Oh, I loved that! I even psyched myself up and emailed her privately to ask for links to be added at the end of each chapter for ease of reading because I wanted to rec it.

And then I recced it and she stopped posting and I got in trouble from RL friends for reccing a WIP. She has updated once since then with a note about updating weekly now that school has started. I don’t know if that was more than week ago or not, it all blurs together.

I love to see strong talent in a still-developing writer beginning to blossom, and can excuse weakness on her beta's part for that.

I assumed she didn’t have a beta (I didn’t check) and was so impressed with her talent I was tempted to offer beta services, except for I already have a million things on my plate right now, plus I’d already opportuned her about the linking thing.
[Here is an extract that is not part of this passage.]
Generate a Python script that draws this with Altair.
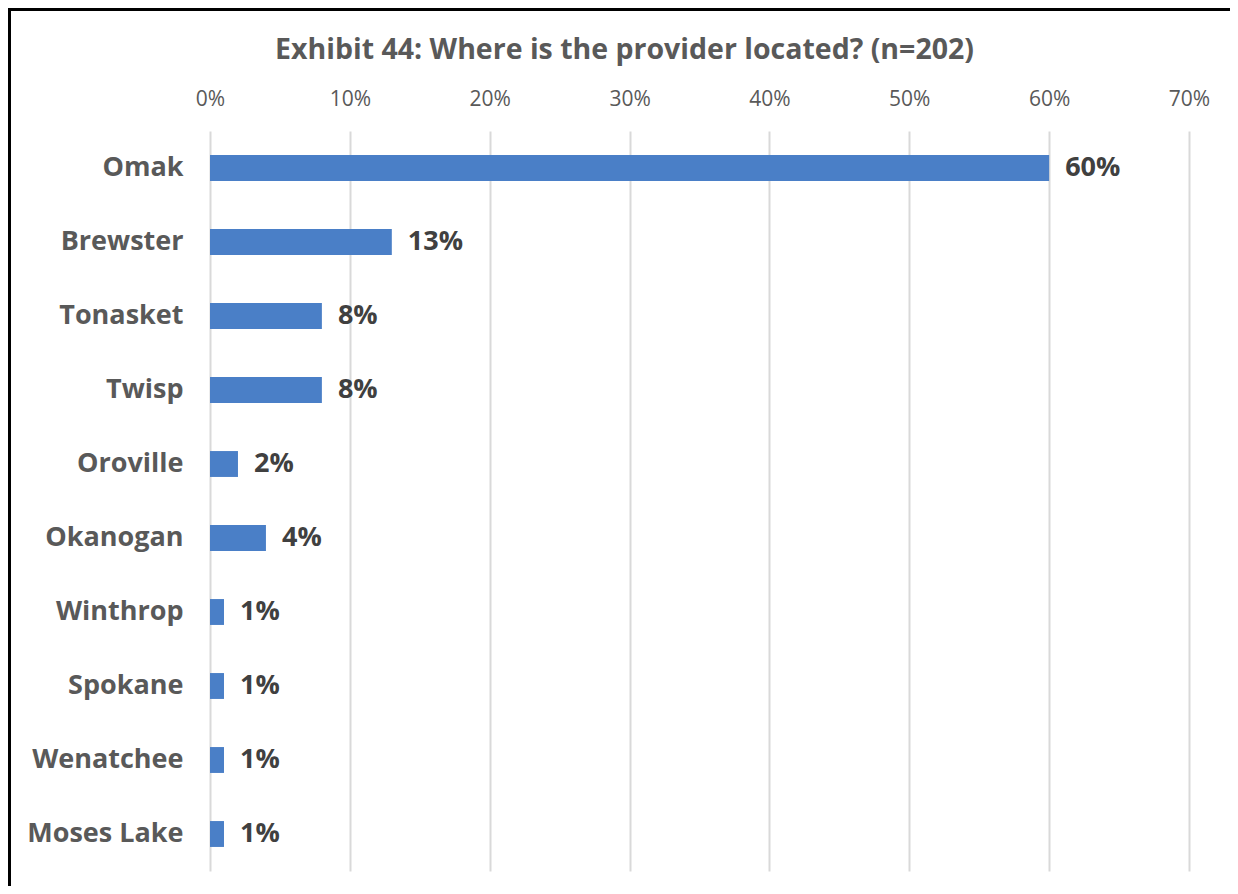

The other issue I had with coming into the fandom when there were already WIPs in progress was I found it a real hassle trying to find other parts of the story because of lack of any kind of systematic linking and I’d end up back at the author’s lj in order to track back. (then I figured out as long as it was on [livejournal.com profile] nowweretwo I could use the tags).


1. Standard Batman/Gordon Story Elements

1. H/C from Batman to Jim:
1a. Batman rescues Jim daringly
1b. Batman takes Jim to the Batcave
1c. Batman bandages Jim's wounds
2. H/C from Jim to Batman:
2a. Jim rescues Batman daringly
2b. Jim takes Batman to his house
2c. Jim bandages Batman's wounds
3. Bruce Wayne and Jim
3a. Bruce Wayne flirts with Jim
3b. Bruce Wayne takes Jim out on a date
3c. Bruce Wayne invites Jim to a fundraiser/gala/party
4. Jim discovering Batman's identity
4a. Jim notices something familiar about either Bruce's or Batman's mouth
4b. Jim doesn't buy Bruce's playboy act
4c. Jim discovers Bruce/Batman's identity during sex

Using these elements, most Batman/Gordon stories can be mapped out.


*stares at list*

*surreptitiously pushes own WIP under other stuff on the table*


But all that stuff is so much fun!!! What’s a Batman/Gordon fic without the Big Reveal?

Actually, that could be a fic challenge – writing something that doesn’t contain any of those things!


(no subject)

Date: 8 Sep 2008 08:27 am (UTC)
From: [identity profile] cimness.livejournal.com
Oh, I know, my story is following these elements too, more or less (although I'm trying to make the external plot tie in and I hope my Jim rescuing Batman element will be a little unusual)! I think it's possible for a story to NOT have the big reveal, though, and that could be quite an interesting challenge.